● **PROBLEM DETAILS**: Write out exactly the lines between the line containing "Clone this chart in Altair." and the line containing "W_A, W_B, W_C = 612, 535, 490", including both of those lines, and nothing more.

● **EXERCISE MATERIAL**:

+ + +

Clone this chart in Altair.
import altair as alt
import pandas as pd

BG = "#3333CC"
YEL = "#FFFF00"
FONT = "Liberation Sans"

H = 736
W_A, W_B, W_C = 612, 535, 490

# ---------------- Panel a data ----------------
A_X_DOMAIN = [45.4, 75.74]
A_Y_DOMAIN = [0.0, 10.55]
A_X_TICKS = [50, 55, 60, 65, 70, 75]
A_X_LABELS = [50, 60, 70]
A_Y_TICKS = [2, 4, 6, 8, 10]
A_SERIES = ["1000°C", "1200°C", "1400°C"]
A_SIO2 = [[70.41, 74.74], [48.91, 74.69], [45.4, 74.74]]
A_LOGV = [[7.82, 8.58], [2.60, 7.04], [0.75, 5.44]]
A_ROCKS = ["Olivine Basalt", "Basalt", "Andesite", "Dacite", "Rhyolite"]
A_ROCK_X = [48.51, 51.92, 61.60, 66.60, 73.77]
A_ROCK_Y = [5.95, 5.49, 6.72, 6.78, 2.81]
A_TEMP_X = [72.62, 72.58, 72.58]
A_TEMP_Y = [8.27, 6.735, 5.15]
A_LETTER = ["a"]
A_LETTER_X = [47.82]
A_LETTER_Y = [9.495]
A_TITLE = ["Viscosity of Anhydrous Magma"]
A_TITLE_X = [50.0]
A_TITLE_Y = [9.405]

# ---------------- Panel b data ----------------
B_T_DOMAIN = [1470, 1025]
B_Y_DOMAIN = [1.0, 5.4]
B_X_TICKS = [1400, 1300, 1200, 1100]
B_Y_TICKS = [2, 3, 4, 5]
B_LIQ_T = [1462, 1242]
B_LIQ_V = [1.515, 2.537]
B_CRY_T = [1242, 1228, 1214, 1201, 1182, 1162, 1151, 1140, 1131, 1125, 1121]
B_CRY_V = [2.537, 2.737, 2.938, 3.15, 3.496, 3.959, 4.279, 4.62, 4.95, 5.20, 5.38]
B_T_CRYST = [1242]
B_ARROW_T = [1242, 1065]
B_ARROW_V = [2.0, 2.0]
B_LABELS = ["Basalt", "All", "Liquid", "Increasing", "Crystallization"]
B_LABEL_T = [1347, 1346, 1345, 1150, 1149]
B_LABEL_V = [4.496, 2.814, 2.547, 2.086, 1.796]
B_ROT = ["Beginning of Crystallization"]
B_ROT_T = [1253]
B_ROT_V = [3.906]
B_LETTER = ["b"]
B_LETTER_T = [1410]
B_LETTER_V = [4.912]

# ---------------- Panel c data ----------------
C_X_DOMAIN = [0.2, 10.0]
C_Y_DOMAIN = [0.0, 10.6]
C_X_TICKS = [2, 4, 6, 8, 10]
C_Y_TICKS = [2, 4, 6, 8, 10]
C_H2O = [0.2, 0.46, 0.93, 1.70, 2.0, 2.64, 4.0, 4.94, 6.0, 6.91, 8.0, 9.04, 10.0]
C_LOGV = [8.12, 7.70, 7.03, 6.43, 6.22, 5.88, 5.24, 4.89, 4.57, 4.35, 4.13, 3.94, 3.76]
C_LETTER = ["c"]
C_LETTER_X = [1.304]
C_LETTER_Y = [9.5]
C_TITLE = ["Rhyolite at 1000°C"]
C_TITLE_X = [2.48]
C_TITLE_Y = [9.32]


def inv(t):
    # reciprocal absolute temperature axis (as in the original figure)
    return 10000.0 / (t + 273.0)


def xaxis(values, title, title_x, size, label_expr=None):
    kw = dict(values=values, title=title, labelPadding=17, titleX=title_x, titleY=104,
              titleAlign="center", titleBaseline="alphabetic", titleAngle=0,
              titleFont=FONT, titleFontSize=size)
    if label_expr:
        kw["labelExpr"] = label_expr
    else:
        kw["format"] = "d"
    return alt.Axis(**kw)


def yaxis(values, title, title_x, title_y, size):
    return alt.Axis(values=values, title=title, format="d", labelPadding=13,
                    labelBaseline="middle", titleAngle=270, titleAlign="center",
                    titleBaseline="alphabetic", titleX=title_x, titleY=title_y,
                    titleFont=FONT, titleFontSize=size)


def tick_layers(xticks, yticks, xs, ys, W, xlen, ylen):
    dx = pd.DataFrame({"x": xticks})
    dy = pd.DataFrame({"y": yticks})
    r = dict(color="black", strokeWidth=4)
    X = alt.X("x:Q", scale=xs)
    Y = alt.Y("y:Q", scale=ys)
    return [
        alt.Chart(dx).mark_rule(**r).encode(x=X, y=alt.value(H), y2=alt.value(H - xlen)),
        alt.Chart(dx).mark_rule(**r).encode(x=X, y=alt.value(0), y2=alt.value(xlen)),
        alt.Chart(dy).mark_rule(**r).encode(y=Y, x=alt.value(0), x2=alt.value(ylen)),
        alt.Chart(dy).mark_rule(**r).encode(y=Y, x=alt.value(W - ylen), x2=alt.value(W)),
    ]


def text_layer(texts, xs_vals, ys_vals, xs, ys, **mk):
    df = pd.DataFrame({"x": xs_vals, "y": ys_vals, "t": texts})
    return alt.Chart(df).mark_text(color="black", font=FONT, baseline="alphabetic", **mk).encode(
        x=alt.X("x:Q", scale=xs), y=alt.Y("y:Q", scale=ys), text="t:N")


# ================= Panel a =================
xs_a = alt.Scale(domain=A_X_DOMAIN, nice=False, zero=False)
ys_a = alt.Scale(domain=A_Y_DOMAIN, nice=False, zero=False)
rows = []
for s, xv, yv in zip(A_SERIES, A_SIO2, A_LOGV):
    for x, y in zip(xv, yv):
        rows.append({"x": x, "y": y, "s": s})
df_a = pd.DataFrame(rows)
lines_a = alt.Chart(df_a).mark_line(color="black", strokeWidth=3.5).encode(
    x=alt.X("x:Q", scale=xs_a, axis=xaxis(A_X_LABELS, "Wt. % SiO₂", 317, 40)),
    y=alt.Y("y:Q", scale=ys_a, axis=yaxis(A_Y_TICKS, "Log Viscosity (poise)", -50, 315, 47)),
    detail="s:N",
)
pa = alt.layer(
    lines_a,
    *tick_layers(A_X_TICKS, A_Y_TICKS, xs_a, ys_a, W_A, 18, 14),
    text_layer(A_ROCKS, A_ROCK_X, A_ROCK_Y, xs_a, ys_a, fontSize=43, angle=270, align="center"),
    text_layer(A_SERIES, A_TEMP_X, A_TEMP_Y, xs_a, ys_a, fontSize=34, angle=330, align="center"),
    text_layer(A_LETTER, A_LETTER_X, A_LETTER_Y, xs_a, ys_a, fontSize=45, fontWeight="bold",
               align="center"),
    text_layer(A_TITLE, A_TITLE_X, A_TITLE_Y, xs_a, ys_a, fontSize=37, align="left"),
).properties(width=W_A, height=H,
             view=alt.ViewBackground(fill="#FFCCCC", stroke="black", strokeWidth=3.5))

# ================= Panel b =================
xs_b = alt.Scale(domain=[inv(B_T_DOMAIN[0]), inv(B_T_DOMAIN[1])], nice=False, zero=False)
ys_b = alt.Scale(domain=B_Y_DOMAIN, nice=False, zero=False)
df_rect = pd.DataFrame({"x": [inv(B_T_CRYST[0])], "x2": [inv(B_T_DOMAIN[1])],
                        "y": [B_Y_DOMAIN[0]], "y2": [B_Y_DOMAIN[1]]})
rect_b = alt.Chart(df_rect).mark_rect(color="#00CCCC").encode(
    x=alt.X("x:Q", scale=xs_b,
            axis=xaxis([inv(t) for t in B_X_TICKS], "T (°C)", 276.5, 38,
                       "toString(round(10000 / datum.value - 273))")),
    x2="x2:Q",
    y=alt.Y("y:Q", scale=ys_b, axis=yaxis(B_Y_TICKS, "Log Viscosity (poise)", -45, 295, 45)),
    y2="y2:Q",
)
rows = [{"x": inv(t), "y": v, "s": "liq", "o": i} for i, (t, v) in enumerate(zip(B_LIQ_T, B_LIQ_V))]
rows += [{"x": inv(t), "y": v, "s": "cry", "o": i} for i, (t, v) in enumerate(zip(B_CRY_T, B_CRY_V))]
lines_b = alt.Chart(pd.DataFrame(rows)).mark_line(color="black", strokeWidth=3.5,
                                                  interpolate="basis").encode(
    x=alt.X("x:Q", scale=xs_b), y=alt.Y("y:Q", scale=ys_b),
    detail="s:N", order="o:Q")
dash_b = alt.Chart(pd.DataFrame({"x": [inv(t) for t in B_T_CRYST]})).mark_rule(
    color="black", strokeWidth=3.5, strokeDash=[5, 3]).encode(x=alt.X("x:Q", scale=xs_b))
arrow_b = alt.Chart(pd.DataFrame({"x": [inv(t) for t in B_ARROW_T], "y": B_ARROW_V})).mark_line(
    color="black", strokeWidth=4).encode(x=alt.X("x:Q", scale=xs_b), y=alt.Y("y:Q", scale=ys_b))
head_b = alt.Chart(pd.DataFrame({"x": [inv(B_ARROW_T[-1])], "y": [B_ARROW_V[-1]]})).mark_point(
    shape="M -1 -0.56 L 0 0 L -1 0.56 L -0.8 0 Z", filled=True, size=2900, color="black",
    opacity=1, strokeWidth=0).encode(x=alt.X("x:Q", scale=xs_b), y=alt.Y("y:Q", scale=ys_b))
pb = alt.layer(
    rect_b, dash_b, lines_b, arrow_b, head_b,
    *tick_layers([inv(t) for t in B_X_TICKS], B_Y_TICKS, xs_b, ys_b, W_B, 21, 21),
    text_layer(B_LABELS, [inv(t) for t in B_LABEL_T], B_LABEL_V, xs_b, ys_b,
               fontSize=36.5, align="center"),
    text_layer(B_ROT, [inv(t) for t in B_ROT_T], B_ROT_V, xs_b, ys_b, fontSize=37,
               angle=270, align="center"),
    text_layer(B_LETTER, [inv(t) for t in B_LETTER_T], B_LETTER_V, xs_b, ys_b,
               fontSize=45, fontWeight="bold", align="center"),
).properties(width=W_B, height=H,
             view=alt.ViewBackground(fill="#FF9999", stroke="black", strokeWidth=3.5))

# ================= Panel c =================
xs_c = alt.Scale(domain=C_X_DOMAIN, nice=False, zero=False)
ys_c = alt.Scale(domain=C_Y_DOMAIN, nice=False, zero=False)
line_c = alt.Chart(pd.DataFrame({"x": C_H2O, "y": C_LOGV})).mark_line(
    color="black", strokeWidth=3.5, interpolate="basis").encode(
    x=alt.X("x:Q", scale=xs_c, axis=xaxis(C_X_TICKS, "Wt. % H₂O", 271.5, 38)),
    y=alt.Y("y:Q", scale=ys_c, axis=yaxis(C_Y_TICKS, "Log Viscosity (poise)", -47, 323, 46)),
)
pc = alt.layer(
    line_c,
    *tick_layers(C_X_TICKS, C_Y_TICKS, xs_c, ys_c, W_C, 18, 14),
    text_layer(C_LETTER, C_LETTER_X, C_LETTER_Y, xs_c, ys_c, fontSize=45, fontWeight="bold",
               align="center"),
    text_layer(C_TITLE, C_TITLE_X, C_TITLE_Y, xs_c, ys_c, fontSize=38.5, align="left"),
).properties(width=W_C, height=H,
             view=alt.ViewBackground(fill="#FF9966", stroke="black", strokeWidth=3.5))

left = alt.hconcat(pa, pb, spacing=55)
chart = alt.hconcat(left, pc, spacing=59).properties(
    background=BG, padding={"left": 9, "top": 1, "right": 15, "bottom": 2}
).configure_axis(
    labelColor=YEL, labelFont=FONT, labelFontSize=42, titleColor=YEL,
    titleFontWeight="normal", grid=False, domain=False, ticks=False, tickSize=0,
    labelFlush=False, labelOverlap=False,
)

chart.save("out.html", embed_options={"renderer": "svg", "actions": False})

+ + +

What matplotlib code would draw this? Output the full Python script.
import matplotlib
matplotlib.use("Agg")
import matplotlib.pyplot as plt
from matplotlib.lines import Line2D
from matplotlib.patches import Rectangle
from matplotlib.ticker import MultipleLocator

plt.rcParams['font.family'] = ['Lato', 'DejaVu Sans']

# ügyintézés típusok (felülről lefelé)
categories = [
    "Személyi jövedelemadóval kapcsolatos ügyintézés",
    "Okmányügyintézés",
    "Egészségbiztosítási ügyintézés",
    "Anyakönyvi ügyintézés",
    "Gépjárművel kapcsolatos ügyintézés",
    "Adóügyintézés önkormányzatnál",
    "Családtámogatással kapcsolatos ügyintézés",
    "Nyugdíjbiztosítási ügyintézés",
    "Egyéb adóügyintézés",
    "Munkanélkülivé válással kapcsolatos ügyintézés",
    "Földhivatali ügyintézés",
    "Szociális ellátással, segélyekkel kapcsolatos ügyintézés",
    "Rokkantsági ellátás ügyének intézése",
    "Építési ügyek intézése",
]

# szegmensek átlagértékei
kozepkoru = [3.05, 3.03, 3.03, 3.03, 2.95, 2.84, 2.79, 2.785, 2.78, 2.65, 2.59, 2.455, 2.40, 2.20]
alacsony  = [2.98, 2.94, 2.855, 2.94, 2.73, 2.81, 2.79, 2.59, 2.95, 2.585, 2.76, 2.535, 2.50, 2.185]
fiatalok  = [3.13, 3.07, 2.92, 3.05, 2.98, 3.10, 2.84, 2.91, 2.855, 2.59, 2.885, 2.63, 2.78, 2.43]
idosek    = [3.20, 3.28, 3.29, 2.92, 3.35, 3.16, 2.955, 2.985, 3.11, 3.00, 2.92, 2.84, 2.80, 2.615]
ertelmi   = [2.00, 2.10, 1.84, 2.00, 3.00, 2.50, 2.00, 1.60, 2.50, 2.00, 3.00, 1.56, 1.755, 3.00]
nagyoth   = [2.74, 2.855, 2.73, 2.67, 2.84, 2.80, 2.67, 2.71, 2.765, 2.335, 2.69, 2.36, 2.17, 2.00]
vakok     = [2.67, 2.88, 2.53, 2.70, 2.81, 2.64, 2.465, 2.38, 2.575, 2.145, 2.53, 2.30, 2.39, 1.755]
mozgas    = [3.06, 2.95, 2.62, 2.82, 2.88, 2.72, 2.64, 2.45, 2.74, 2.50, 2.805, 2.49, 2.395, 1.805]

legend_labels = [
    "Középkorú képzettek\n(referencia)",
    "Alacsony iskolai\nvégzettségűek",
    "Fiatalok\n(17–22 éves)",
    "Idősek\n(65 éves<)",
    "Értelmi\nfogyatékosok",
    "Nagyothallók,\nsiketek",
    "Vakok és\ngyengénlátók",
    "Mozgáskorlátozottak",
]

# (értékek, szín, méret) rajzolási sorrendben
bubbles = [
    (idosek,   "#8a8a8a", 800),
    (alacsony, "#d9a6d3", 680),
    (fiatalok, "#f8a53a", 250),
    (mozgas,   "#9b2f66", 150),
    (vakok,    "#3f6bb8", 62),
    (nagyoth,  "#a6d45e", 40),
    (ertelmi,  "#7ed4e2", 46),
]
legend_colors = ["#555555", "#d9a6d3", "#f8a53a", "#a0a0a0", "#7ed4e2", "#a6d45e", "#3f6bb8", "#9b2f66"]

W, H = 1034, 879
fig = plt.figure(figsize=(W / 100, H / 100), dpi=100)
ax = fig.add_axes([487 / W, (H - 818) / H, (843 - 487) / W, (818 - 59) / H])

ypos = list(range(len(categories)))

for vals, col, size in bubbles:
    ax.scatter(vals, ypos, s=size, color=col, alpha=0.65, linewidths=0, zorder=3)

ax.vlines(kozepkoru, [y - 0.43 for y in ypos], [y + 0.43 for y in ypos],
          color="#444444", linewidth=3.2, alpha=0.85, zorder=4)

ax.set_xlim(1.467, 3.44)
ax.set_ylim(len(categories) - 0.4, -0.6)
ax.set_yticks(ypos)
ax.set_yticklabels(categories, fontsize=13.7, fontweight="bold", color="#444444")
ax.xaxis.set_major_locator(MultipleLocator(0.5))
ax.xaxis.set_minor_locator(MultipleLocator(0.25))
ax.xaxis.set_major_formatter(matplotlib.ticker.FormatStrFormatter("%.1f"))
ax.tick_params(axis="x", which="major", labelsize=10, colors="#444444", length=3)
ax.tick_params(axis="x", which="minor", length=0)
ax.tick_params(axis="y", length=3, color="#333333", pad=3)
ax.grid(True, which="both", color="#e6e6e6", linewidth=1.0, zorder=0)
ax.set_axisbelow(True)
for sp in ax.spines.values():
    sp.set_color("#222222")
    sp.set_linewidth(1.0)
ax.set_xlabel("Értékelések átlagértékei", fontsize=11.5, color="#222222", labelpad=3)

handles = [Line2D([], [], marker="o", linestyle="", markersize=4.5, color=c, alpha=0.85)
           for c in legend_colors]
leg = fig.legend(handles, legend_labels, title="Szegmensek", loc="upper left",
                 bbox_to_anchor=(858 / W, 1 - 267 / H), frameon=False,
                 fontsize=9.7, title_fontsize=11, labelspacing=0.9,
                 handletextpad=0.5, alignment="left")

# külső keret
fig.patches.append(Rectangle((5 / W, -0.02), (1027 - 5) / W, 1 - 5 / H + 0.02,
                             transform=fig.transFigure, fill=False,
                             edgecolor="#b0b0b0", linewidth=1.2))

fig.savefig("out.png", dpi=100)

+ + +

● **COMPLETE ANSWER**:
Clone this chart in Altair.
import altair as alt
import pandas as pd

BG = "#3333CC"
YEL = "#FFFF00"
FONT = "Liberation Sans"

H = 736
W_A, W_B, W_C = 612, 535, 490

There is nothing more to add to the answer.